→ Data listing:

----------

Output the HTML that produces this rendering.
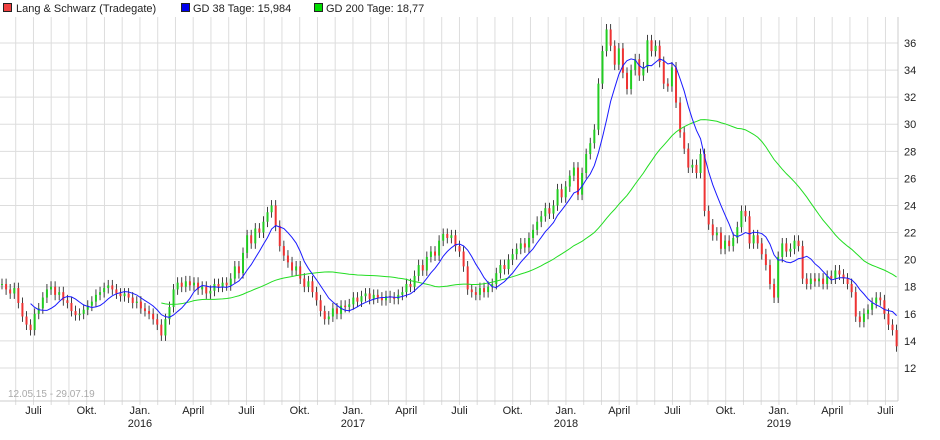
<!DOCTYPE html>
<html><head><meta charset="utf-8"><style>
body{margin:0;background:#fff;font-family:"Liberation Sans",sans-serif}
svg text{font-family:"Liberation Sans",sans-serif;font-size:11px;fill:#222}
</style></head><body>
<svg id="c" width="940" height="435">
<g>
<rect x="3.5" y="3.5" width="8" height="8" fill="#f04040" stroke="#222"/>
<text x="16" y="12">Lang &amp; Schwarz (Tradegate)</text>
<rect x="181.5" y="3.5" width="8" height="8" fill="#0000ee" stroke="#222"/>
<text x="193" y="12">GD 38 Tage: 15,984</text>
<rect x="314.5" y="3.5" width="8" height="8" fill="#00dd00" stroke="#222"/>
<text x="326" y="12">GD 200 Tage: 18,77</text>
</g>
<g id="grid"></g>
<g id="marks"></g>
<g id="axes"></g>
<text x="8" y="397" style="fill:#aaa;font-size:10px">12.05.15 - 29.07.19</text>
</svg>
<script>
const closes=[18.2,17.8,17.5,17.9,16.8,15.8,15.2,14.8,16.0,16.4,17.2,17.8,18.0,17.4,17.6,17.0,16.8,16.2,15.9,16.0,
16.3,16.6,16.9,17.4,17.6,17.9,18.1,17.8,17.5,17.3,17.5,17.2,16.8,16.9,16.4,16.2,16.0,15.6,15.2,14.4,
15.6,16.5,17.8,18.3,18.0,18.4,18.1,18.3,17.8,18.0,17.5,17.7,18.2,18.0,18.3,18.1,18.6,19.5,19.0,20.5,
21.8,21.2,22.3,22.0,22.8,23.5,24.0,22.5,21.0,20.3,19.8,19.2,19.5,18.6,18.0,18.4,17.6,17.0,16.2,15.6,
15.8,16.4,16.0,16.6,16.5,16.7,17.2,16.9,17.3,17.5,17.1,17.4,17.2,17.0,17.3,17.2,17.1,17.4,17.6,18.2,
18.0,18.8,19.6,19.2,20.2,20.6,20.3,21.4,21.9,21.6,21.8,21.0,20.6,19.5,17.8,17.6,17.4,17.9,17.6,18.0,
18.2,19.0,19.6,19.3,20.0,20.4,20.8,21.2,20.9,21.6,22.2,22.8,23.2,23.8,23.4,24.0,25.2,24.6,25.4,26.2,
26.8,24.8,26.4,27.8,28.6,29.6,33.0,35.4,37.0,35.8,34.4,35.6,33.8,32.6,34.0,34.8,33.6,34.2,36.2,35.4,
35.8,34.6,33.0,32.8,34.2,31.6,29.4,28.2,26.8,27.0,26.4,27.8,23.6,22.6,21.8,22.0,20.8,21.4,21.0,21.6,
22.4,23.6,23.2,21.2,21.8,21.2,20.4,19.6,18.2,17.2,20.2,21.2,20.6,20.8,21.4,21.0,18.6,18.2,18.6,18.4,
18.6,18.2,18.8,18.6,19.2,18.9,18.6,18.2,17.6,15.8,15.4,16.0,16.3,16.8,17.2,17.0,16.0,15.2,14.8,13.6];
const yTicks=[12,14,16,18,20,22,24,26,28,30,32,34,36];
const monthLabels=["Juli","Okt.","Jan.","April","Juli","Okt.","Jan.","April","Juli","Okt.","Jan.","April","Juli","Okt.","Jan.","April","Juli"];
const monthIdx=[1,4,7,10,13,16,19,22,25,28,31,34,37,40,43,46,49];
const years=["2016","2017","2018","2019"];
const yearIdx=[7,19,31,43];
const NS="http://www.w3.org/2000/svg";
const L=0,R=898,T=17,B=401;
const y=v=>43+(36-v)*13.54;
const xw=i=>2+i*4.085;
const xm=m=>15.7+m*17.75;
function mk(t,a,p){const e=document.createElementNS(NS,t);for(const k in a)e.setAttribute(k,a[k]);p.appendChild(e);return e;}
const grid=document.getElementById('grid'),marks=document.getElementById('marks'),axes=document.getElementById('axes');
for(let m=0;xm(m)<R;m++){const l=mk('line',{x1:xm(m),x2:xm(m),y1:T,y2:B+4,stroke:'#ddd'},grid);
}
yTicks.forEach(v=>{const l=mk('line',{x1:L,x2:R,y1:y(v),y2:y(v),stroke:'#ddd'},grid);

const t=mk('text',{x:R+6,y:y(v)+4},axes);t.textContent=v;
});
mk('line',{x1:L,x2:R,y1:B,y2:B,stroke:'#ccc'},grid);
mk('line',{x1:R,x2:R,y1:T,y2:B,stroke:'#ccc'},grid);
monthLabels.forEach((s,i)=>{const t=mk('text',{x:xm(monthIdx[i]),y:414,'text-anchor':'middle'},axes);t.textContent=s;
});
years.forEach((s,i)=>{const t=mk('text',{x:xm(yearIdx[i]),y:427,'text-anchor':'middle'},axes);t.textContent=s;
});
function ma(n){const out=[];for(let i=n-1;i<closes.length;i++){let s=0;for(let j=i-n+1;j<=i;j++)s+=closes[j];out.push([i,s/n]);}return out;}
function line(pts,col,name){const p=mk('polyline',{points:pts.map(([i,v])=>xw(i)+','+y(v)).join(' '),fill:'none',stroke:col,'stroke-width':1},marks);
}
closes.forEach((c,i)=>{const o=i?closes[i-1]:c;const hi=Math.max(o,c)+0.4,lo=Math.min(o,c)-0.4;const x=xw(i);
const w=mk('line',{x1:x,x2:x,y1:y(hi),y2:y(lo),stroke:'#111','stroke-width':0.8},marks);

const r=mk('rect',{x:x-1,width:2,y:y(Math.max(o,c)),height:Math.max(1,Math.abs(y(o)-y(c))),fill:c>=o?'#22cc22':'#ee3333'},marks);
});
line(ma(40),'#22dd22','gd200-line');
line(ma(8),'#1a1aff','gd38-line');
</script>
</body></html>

----------

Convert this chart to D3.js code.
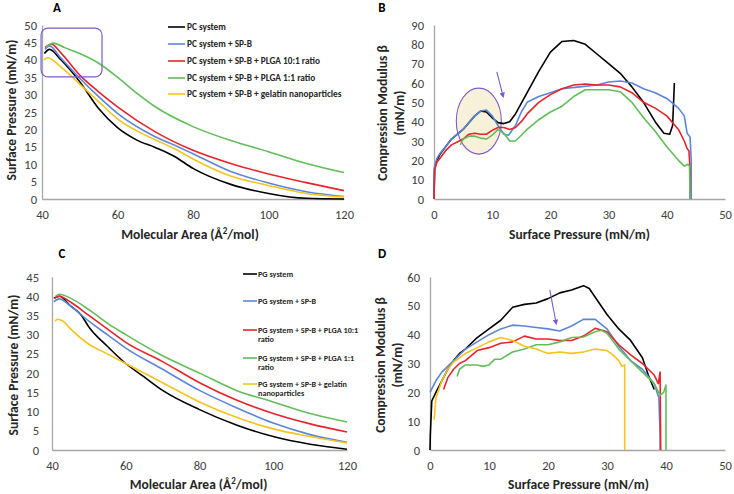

----------

→ Required task: Report only how many lines of the listing hold the word "this".

→ Exercise solution: 2